RECORDED INFORMATION:
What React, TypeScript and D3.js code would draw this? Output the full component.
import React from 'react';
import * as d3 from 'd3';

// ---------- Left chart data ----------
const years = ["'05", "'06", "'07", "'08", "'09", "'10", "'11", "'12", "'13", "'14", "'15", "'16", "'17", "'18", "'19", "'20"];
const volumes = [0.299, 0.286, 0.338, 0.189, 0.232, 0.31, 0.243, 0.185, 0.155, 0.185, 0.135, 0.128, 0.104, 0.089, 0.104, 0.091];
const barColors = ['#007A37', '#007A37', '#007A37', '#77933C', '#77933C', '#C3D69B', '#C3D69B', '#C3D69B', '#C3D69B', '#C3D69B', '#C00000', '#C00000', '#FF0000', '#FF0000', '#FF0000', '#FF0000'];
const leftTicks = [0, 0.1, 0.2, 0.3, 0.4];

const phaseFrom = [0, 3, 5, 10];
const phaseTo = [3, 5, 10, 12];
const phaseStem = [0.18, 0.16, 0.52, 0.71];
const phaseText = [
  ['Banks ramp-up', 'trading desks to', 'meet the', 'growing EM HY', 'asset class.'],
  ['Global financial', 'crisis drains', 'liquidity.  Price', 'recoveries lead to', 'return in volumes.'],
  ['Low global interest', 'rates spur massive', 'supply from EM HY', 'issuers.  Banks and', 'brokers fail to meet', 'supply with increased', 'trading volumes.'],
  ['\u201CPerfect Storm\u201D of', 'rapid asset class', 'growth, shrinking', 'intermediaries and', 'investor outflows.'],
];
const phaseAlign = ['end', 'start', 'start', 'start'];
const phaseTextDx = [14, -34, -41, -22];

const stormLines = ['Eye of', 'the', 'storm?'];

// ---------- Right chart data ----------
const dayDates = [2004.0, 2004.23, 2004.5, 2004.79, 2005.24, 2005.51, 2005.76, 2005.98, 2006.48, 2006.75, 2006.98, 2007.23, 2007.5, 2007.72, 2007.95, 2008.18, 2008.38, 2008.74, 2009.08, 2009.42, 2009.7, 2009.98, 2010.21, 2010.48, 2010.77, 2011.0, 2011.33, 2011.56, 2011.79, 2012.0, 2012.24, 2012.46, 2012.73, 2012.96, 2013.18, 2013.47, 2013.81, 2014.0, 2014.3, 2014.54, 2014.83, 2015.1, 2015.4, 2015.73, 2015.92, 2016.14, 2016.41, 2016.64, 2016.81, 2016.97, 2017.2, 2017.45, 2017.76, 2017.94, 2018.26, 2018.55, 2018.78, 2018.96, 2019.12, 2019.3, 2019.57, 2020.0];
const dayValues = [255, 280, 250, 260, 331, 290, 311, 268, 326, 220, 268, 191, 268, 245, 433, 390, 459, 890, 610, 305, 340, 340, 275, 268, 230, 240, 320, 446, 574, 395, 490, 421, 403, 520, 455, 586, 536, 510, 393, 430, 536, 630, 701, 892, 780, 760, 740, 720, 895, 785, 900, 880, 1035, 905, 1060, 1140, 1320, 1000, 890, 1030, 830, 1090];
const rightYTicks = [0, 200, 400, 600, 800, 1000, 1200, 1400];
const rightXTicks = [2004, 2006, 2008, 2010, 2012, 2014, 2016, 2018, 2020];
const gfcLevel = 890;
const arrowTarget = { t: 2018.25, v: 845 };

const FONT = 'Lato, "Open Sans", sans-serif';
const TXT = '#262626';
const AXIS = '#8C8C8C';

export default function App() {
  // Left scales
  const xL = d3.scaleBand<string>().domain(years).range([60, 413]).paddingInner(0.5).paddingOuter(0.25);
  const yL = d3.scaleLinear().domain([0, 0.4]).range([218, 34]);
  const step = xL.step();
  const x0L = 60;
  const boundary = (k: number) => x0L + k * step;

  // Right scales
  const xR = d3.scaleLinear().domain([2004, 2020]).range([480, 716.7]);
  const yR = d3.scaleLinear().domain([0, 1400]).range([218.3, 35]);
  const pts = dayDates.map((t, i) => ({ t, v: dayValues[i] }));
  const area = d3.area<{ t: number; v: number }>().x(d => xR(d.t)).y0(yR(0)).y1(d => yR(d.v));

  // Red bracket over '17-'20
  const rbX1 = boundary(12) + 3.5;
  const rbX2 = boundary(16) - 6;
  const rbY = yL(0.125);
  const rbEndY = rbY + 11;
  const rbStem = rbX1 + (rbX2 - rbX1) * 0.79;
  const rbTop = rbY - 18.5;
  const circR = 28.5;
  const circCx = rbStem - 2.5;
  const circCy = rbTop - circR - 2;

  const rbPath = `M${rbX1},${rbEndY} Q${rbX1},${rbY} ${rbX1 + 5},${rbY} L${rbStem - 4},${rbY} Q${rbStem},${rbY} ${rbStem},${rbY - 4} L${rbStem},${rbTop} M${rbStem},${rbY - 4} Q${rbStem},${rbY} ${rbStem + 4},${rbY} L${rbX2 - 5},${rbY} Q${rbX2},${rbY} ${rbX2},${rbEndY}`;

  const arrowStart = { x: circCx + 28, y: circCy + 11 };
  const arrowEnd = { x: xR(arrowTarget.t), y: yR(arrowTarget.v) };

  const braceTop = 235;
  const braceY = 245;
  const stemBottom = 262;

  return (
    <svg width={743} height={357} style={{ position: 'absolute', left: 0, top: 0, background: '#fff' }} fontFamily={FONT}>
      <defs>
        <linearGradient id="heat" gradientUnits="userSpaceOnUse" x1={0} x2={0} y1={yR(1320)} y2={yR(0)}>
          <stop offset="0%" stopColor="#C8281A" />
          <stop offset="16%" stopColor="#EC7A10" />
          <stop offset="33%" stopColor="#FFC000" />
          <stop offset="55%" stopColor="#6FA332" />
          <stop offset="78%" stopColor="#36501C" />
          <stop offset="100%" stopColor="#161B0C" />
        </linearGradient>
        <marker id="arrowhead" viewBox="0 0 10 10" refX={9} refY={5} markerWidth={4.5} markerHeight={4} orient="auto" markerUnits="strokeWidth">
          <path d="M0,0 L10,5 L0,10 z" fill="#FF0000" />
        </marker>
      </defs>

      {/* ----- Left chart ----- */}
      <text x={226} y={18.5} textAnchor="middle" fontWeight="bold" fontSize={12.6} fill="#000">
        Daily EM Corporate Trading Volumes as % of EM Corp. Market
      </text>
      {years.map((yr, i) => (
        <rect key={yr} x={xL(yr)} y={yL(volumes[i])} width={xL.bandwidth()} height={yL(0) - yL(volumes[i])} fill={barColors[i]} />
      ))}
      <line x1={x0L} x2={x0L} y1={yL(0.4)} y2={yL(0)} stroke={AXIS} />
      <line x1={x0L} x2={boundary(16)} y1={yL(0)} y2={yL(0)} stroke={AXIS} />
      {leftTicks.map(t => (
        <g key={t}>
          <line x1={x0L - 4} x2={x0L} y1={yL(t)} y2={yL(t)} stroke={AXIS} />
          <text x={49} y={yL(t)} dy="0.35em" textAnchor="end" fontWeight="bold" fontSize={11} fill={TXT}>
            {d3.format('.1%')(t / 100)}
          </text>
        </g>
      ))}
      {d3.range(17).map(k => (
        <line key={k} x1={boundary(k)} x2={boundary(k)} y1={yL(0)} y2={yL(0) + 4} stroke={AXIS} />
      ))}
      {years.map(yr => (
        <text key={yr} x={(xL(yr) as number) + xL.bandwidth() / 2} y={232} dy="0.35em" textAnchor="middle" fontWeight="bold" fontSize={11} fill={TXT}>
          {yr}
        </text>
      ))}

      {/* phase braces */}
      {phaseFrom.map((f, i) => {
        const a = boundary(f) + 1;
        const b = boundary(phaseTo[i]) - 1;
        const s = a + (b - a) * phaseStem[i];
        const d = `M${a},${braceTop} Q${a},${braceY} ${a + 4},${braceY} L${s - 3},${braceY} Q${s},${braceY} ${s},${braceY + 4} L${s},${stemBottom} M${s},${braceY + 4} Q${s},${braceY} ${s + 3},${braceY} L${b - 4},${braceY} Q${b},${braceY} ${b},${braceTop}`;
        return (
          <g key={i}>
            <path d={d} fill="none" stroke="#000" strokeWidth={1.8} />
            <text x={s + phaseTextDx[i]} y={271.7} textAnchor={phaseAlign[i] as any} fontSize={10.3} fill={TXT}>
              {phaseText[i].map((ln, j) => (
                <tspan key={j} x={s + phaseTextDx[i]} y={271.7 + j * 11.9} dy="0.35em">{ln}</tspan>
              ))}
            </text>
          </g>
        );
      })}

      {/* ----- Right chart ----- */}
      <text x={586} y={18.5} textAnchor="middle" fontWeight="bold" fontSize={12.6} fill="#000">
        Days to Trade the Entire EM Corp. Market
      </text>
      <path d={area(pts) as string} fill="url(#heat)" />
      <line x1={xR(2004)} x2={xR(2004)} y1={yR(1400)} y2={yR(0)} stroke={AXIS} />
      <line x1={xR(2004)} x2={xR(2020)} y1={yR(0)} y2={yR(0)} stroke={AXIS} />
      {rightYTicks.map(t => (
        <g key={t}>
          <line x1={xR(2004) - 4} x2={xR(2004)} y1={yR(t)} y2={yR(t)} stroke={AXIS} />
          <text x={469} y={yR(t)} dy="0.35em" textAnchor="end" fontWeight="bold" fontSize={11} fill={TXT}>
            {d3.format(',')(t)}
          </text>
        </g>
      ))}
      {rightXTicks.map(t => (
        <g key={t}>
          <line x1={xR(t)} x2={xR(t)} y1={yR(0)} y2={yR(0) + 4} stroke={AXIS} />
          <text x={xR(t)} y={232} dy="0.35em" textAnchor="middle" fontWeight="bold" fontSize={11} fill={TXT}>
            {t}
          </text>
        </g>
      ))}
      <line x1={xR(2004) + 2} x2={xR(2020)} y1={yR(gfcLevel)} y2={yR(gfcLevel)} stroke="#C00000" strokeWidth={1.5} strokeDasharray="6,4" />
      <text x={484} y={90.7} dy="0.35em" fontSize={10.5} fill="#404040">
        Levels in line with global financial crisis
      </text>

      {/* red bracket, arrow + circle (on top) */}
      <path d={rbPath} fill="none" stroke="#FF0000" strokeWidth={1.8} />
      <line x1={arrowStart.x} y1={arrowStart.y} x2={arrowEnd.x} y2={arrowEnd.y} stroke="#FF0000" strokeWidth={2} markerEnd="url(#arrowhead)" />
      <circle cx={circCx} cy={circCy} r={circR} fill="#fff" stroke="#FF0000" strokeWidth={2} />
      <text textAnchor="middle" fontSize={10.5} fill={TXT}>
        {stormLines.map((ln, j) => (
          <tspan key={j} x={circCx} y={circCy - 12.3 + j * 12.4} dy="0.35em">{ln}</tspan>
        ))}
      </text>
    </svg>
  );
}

REQUIRED WORK: Restate the first line and every line after it, word for word, stopping once the line with "import * as d3 from 'd3';" is done.

RESPONSE:
What React, TypeScript and D3.js code would draw this? Output the full component.
import React from 'react';
import * as d3 from 'd3';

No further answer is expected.